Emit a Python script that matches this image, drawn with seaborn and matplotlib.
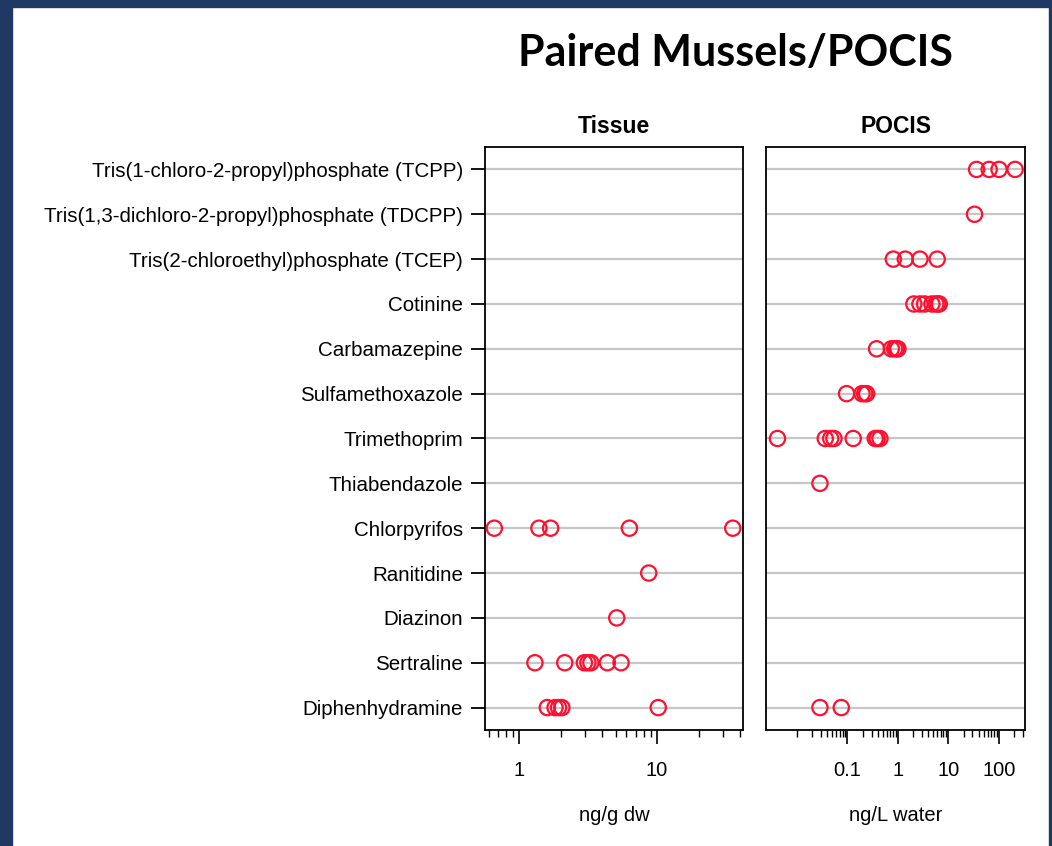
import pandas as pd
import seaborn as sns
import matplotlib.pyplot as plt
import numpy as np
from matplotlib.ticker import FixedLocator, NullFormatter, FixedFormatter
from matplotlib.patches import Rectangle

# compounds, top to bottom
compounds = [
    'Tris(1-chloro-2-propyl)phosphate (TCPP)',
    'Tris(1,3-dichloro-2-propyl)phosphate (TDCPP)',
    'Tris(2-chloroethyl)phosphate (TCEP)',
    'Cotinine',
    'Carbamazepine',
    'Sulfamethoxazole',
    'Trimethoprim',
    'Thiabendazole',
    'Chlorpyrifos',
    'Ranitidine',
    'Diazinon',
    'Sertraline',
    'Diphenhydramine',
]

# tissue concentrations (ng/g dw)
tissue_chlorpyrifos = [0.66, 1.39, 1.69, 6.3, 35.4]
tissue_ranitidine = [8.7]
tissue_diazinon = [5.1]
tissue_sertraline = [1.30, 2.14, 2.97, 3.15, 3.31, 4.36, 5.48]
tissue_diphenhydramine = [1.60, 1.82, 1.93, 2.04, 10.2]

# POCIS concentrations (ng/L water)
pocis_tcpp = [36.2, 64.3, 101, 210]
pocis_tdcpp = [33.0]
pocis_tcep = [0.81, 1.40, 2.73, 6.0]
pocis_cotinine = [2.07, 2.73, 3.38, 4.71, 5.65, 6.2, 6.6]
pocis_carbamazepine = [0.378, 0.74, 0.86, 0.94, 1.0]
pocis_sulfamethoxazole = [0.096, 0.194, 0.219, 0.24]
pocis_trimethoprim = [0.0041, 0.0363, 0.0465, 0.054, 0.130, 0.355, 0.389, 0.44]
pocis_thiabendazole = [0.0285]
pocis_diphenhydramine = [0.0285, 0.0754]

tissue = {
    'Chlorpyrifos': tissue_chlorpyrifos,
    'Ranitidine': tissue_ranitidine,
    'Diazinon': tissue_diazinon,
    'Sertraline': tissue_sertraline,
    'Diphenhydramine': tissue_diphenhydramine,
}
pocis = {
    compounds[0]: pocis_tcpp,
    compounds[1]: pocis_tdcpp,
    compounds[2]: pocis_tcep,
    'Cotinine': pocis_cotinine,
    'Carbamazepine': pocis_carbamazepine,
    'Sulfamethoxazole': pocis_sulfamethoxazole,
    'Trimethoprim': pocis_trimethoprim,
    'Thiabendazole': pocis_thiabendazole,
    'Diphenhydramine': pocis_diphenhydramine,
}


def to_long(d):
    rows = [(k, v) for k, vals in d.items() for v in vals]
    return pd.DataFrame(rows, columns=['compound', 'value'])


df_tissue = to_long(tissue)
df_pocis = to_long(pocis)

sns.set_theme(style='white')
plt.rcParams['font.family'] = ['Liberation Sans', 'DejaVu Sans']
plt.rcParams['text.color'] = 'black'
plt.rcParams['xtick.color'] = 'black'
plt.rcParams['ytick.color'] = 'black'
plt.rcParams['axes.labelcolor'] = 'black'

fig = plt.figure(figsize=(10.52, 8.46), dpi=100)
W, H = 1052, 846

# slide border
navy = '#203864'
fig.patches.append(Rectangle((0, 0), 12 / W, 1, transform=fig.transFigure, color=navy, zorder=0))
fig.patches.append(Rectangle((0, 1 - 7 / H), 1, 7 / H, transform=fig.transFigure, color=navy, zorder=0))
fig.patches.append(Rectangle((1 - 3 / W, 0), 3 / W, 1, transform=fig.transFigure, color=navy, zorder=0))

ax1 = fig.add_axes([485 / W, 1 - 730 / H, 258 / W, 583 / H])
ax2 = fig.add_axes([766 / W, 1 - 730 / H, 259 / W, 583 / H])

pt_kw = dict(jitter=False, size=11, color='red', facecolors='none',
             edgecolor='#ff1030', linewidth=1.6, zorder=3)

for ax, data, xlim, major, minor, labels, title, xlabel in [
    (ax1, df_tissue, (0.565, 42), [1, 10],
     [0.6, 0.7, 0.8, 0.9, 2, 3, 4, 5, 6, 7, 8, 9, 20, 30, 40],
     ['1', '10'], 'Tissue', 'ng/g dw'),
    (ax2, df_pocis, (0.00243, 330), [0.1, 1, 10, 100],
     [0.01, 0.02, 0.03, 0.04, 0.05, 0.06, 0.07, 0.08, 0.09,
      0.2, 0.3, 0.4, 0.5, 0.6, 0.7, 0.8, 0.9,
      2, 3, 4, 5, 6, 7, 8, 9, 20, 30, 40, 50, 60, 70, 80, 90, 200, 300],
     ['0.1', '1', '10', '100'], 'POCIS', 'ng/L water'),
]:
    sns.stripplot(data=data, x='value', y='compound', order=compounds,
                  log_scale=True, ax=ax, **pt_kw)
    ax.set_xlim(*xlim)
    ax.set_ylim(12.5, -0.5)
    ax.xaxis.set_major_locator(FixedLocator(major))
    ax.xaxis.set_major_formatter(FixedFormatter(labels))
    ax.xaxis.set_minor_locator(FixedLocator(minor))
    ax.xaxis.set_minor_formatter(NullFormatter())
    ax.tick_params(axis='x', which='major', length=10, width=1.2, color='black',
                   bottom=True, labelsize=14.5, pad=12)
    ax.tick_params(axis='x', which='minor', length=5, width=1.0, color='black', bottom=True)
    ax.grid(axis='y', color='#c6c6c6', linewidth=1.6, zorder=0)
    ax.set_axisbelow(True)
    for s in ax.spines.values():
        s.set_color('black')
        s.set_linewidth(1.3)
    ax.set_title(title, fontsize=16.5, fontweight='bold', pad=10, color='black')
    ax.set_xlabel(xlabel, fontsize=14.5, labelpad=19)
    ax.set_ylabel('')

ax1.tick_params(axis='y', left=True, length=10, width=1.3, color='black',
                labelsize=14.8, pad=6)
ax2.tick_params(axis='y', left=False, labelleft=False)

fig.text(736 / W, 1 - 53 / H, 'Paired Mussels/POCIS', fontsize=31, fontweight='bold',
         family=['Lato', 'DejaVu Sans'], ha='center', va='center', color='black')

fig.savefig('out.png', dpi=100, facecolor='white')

▸ Given task
Repeat all the data as it stands, dropping any images it holds.

▸ The response
Emit a Python script that matches this image, drawn with seaborn and matplotlib.
import pandas as pd
import seaborn as sns
import matplotlib.pyplot as plt
import numpy as np
from matplotlib.ticker import FixedLocator, NullFormatter, FixedFormatter
from matplotlib.patches import Rectangle

# compounds, top to bottom
compounds = [
    'Tris(1-chloro-2-propyl)phosphate (TCPP)',
    'Tris(1,3-dichloro-2-propyl)phosphate (TDCPP)',
    'Tris(2-chloroethyl)phosphate (TCEP)',
    'Cotinine',
    'Carbamazepine',
    'Sulfamethoxazole',
    'Trimethoprim',
    'Thiabendazole',
    'Chlorpyrifos',
    'Ranitidine',
    'Diazinon',
    'Sertraline',
    'Diphenhydramine',
]

# tissue concentrations (ng/g dw)
tissue_chlorpyrifos = [0.66, 1.39, 1.69, 6.3, 35.4]
tissue_ranitidine = [8.7]
tissue_diazinon = [5.1]
tissue_sertraline = [1.30, 2.14, 2.97, 3.15, 3.31, 4.36, 5.48]
tissue_diphenhydramine = [1.60, 1.82, 1.93, 2.04, 10.2]

# POCIS concentrations (ng/L water)
pocis_tcpp = [36.2, 64.3, 101, 210]
pocis_tdcpp = [33.0]
pocis_tcep = [0.81, 1.40, 2.73, 6.0]
pocis_cotinine = [2.07, 2.73, 3.38, 4.71, 5.65, 6.2, 6.6]
pocis_carbamazepine = [0.378, 0.74, 0.86, 0.94, 1.0]
pocis_sulfamethoxazole = [0.096, 0.194, 0.219, 0.24]
pocis_trimethoprim = [0.0041, 0.0363, 0.0465, 0.054, 0.130, 0.355, 0.389, 0.44]
pocis_thiabendazole = [0.0285]
pocis_diphenhydramine = [0.0285, 0.0754]

tissue = {
    'Chlorpyrifos': tissue_chlorpyrifos,
    'Ranitidine': tissue_ranitidine,
    'Diazinon': tissue_diazinon,
    'Sertraline': tissue_sertraline,
    'Diphenhydramine': tissue_diphenhydramine,
}
pocis = {
    compounds[0]: pocis_tcpp,
    compounds[1]: pocis_tdcpp,
    compounds[2]: pocis_tcep,
    'Cotinine': pocis_cotinine,
    'Carbamazepine': pocis_carbamazepine,
    'Sulfamethoxazole': pocis_sulfamethoxazole,
    'Trimethoprim': pocis_trimethoprim,
    'Thiabendazole': pocis_thiabendazole,
    'Diphenhydramine': pocis_diphenhydramine,
}


def to_long(d):
    rows = [(k, v) for k, vals in d.items() for v in vals]
    return pd.DataFrame(rows, columns=['compound', 'value'])


df_tissue = to_long(tissue)
df_pocis = to_long(pocis)

sns.set_theme(style='white')
plt.rcParams['font.family'] = ['Liberation Sans', 'DejaVu Sans']
plt.rcParams['text.color'] = 'black'
plt.rcParams['xtick.color'] = 'black'
plt.rcParams['ytick.color'] = 'black'
plt.rcParams['axes.labelcolor'] = 'black'

fig = plt.figure(figsize=(10.52, 8.46), dpi=100)
W, H = 1052, 846

# slide border
navy = '#203864'
fig.patches.append(Rectangle((0, 0), 12 / W, 1, transform=fig.transFigure, color=navy, zorder=0))
fig.patches.append(Rectangle((0, 1 - 7 / H), 1, 7 / H, transform=fig.transFigure, color=navy, zorder=0))
fig.patches.append(Rectangle((1 - 3 / W, 0), 3 / W, 1, transform=fig.transFigure, color=navy, zorder=0))

ax1 = fig.add_axes([485 / W, 1 - 730 / H, 258 / W, 583 / H])
ax2 = fig.add_axes([766 / W, 1 - 730 / H, 259 / W, 583 / H])

pt_kw = dict(jitter=False, size=11, color='red', facecolors='none',
             edgecolor='#ff1030', linewidth=1.6, zorder=3)

for ax, data, xlim, major, minor, labels, title, xlabel in [
    (ax1, df_tissue, (0.565, 42), [1, 10],
     [0.6, 0.7, 0.8, 0.9, 2, 3, 4, 5, 6, 7, 8, 9, 20, 30, 40],
     ['1', '10'], 'Tissue', 'ng/g dw'),
    (ax2, df_pocis, (0.00243, 330), [0.1, 1, 10, 100],
     [0.01, 0.02, 0.03, 0.04, 0.05, 0.06, 0.07, 0.08, 0.09,
      0.2, 0.3, 0.4, 0.5, 0.6, 0.7, 0.8, 0.9,
      2, 3, 4, 5, 6, 7, 8, 9, 20, 30, 40, 50, 60, 70, 80, 90, 200, 300],
     ['0.1', '1', '10', '100'], 'POCIS', 'ng/L water'),
]:
    sns.stripplot(data=data, x='value', y='compound', order=compounds,
                  log_scale=True, ax=ax, **pt_kw)
    ax.set_xlim(*xlim)
    ax.set_ylim(12.5, -0.5)
    ax.xaxis.set_major_locator(FixedLocator(major))
    ax.xaxis.set_major_formatter(FixedFormatter(labels))
    ax.xaxis.set_minor_locator(FixedLocator(minor))
    ax.xaxis.set_minor_formatter(NullFormatter())
    ax.tick_params(axis='x', which='major', length=10, width=1.2, color='black',
                   bottom=True, labelsize=14.5, pad=12)
    ax.tick_params(axis='x', which='minor', length=5, width=1.0, color='black', bottom=True)
    ax.grid(axis='y', color='#c6c6c6', linewidth=1.6, zorder=0)
    ax.set_axisbelow(True)
    for s in ax.spines.values():
        s.set_color('black')
        s.set_linewidth(1.3)
    ax.set_title(title, fontsize=16.5, fontweight='bold', pad=10, color='black')
    ax.set_xlabel(xlabel, fontsize=14.5, labelpad=19)
    ax.set_ylabel('')

ax1.tick_params(axis='y', left=True, length=10, width=1.3, color='black',
                labelsize=14.8, pad=6)
ax2.tick_params(axis='y', left=False, labelleft=False)

fig.text(736 / W, 1 - 53 / H, 'Paired Mussels/POCIS', fontsize=31, fontweight='bold',
         family=['Lato', 'DejaVu Sans'], ha='center', va='center', color='black')

fig.savefig('out.png', dpi=100, facecolor='white')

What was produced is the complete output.